→ **REQUIREMENTS**:
Send each entry back exactly as given, pictures excluded.

→ **TASK MATERIAL**:
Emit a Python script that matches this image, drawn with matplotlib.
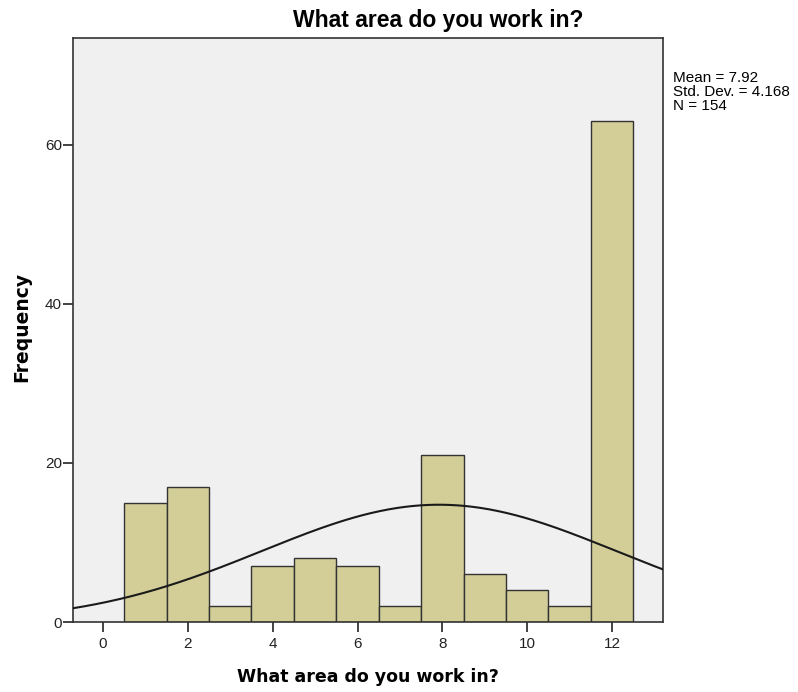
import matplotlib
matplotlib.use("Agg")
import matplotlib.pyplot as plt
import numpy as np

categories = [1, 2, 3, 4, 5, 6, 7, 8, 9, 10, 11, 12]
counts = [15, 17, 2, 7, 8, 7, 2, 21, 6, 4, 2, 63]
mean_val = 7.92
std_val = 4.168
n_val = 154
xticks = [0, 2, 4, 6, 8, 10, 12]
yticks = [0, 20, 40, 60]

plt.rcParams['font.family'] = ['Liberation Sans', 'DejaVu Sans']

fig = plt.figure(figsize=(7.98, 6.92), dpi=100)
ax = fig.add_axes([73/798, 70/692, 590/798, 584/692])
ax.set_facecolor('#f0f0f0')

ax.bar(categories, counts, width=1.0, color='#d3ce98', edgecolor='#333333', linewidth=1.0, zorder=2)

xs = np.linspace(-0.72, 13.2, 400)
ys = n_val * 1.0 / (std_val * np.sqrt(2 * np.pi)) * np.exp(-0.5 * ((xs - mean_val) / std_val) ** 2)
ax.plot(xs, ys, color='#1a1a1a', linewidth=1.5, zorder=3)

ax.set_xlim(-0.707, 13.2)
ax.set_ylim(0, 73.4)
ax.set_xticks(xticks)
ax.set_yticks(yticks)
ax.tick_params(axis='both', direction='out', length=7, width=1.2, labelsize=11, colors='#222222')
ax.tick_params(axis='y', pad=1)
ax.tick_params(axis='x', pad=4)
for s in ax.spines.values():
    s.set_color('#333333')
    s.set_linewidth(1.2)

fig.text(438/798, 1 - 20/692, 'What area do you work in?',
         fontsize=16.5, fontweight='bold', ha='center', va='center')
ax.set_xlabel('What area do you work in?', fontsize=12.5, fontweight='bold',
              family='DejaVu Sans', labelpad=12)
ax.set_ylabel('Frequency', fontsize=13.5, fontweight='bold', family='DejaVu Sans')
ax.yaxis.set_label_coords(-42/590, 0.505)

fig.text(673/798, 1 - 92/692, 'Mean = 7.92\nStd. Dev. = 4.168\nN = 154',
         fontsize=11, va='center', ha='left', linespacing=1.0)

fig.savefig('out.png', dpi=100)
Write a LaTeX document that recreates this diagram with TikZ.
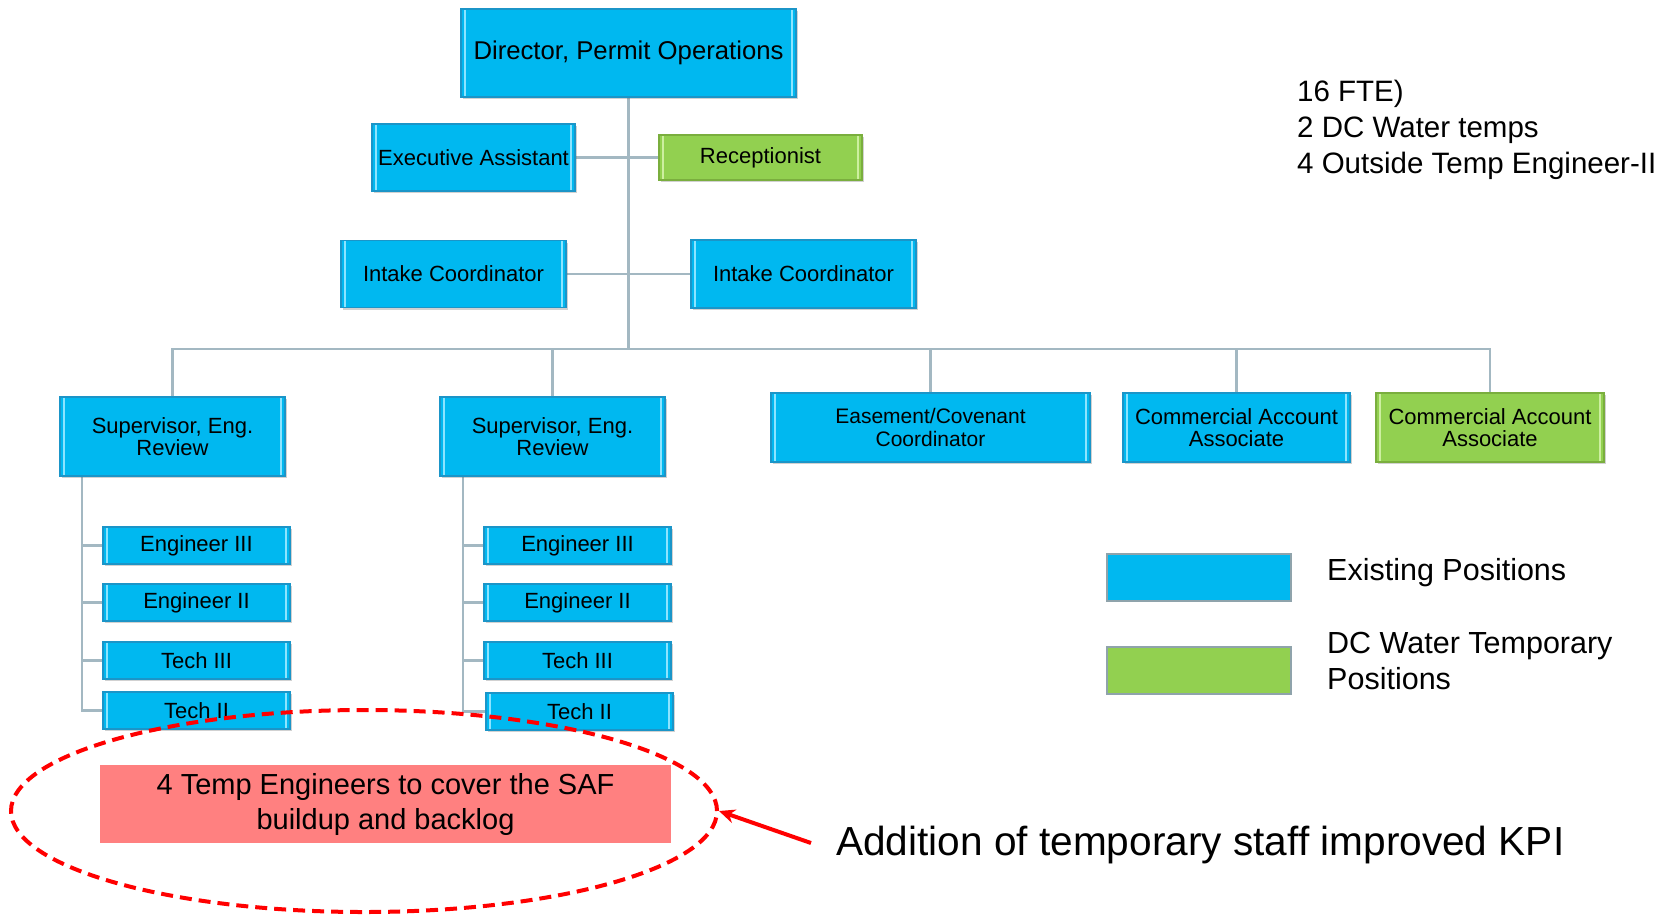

→ **TASK RESULT**:
Emit a Python script that matches this image, drawn with matplotlib.
import matplotlib
matplotlib.use("Agg")
import matplotlib.pyplot as plt
import numpy as np

categories = [1, 2, 3, 4, 5, 6, 7, 8, 9, 10, 11, 12]
counts = [15, 17, 2, 7, 8, 7, 2, 21, 6, 4, 2, 63]
mean_val = 7.92
std_val = 4.168
n_val = 154
xticks = [0, 2, 4, 6, 8, 10, 12]
yticks = [0, 20, 40, 60]

plt.rcParams['font.family'] = ['Liberation Sans', 'DejaVu Sans']

fig = plt.figure(figsize=(7.98, 6.92), dpi=100)
ax = fig.add_axes([73/798, 70/692, 590/798, 584/692])
ax.set_facecolor('#f0f0f0')

ax.bar(categories, counts, width=1.0, color='#d3ce98', edgecolor='#333333', linewidth=1.0, zorder=2)

xs = np.linspace(-0.72, 13.2, 400)
ys = n_val * 1.0 / (std_val * np.sqrt(2 * np.pi)) * np.exp(-0.5 * ((xs - mean_val) / std_val) ** 2)
ax.plot(xs, ys, color='#1a1a1a', linewidth=1.5, zorder=3)

ax.set_xlim(-0.707, 13.2)
ax.set_ylim(0, 73.4)
ax.set_xticks(xticks)
ax.set_yticks(yticks)
ax.tick_params(axis='both', direction='out', length=7, width=1.2, labelsize=11, colors='#222222')
ax.tick_params(axis='y', pad=1)
ax.tick_params(axis='x', pad=4)
for s in ax.spines.values():
    s.set_color('#333333')
    s.set_linewidth(1.2)

fig.text(438/798, 1 - 20/692, 'What area do you work in?',
         fontsize=16.5, fontweight='bold', ha='center', va='center')
ax.set_xlabel('What area do you work in?', fontsize=12.5, fontweight='bold',
              family='DejaVu Sans', labelpad=12)
ax.set_ylabel('Frequency', fontsize=13.5, fontweight='bold', family='DejaVu Sans')
ax.yaxis.set_label_coords(-42/590, 0.505)

fig.text(673/798, 1 - 92/692, 'Mean = 7.92\nStd. Dev. = 4.168\nN = 154',
         fontsize=11, va='center', ha='left', linespacing=1.0)

fig.savefig('out.png', dpi=100)
Write a LaTeX document that recreates this diagram with TikZ.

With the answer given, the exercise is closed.